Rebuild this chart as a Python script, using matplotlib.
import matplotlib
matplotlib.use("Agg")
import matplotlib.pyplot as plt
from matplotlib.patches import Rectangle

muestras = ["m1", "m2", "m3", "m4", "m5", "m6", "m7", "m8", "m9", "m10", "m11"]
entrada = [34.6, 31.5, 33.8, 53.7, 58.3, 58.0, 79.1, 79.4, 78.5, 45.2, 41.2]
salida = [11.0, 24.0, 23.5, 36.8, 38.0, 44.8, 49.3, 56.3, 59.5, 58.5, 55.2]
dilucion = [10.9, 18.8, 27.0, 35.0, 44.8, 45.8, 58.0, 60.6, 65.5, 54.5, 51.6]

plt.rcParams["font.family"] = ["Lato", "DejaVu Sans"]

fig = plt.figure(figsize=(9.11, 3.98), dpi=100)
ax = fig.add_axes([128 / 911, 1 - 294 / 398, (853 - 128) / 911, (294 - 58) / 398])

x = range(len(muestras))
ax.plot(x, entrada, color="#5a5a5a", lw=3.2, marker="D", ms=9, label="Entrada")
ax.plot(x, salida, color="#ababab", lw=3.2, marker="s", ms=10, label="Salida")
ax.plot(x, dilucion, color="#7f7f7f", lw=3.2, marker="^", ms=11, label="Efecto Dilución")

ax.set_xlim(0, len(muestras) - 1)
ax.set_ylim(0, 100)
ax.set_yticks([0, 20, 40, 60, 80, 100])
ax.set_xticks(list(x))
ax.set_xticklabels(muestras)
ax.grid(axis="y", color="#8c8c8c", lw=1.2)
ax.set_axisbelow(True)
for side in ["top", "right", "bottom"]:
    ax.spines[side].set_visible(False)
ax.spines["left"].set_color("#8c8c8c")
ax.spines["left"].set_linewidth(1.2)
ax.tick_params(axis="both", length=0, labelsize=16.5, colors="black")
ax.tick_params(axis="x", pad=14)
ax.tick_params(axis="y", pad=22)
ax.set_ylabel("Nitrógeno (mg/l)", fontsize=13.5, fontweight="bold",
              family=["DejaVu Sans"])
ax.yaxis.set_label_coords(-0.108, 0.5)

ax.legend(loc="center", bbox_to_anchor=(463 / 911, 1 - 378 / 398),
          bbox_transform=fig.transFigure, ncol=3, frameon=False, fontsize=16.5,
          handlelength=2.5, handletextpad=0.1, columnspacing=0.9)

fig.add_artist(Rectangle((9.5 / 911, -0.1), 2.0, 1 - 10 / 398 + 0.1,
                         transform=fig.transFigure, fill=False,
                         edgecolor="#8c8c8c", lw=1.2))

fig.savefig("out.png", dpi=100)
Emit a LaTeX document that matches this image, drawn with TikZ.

| PROBLEM |
Reproduce the records word for word.

| WRITTEN RESPONSE |
Rebuild this chart as a Python script, using matplotlib.
import matplotlib
matplotlib.use("Agg")
import matplotlib.pyplot as plt
from matplotlib.patches import Rectangle

muestras = ["m1", "m2", "m3", "m4", "m5", "m6", "m7", "m8", "m9", "m10", "m11"]
entrada = [34.6, 31.5, 33.8, 53.7, 58.3, 58.0, 79.1, 79.4, 78.5, 45.2, 41.2]
salida = [11.0, 24.0, 23.5, 36.8, 38.0, 44.8, 49.3, 56.3, 59.5, 58.5, 55.2]
dilucion = [10.9, 18.8, 27.0, 35.0, 44.8, 45.8, 58.0, 60.6, 65.5, 54.5, 51.6]

plt.rcParams["font.family"] = ["Lato", "DejaVu Sans"]

fig = plt.figure(figsize=(9.11, 3.98), dpi=100)
ax = fig.add_axes([128 / 911, 1 - 294 / 398, (853 - 128) / 911, (294 - 58) / 398])

x = range(len(muestras))
ax.plot(x, entrada, color="#5a5a5a", lw=3.2, marker="D", ms=9, label="Entrada")
ax.plot(x, salida, color="#ababab", lw=3.2, marker="s", ms=10, label="Salida")
ax.plot(x, dilucion, color="#7f7f7f", lw=3.2, marker="^", ms=11, label="Efecto Dilución")

ax.set_xlim(0, len(muestras) - 1)
ax.set_ylim(0, 100)
ax.set_yticks([0, 20, 40, 60, 80, 100])
ax.set_xticks(list(x))
ax.set_xticklabels(muestras)
ax.grid(axis="y", color="#8c8c8c", lw=1.2)
ax.set_axisbelow(True)
for side in ["top", "right", "bottom"]:
    ax.spines[side].set_visible(False)
ax.spines["left"].set_color("#8c8c8c")
ax.spines["left"].set_linewidth(1.2)
ax.tick_params(axis="both", length=0, labelsize=16.5, colors="black")
ax.tick_params(axis="x", pad=14)
ax.tick_params(axis="y", pad=22)
ax.set_ylabel("Nitrógeno (mg/l)", fontsize=13.5, fontweight="bold",
              family=["DejaVu Sans"])
ax.yaxis.set_label_coords(-0.108, 0.5)

ax.legend(loc="center", bbox_to_anchor=(463 / 911, 1 - 378 / 398),
          bbox_transform=fig.transFigure, ncol=3, frameon=False, fontsize=16.5,
          handlelength=2.5, handletextpad=0.1, columnspacing=0.9)

fig.add_artist(Rectangle((9.5 / 911, -0.1), 2.0, 1 - 10 / 398 + 0.1,
                         transform=fig.transFigure, fill=False,
                         edgecolor="#8c8c8c", lw=1.2))

fig.savefig("out.png", dpi=100)
Emit a LaTeX document that matches this image, drawn with TikZ.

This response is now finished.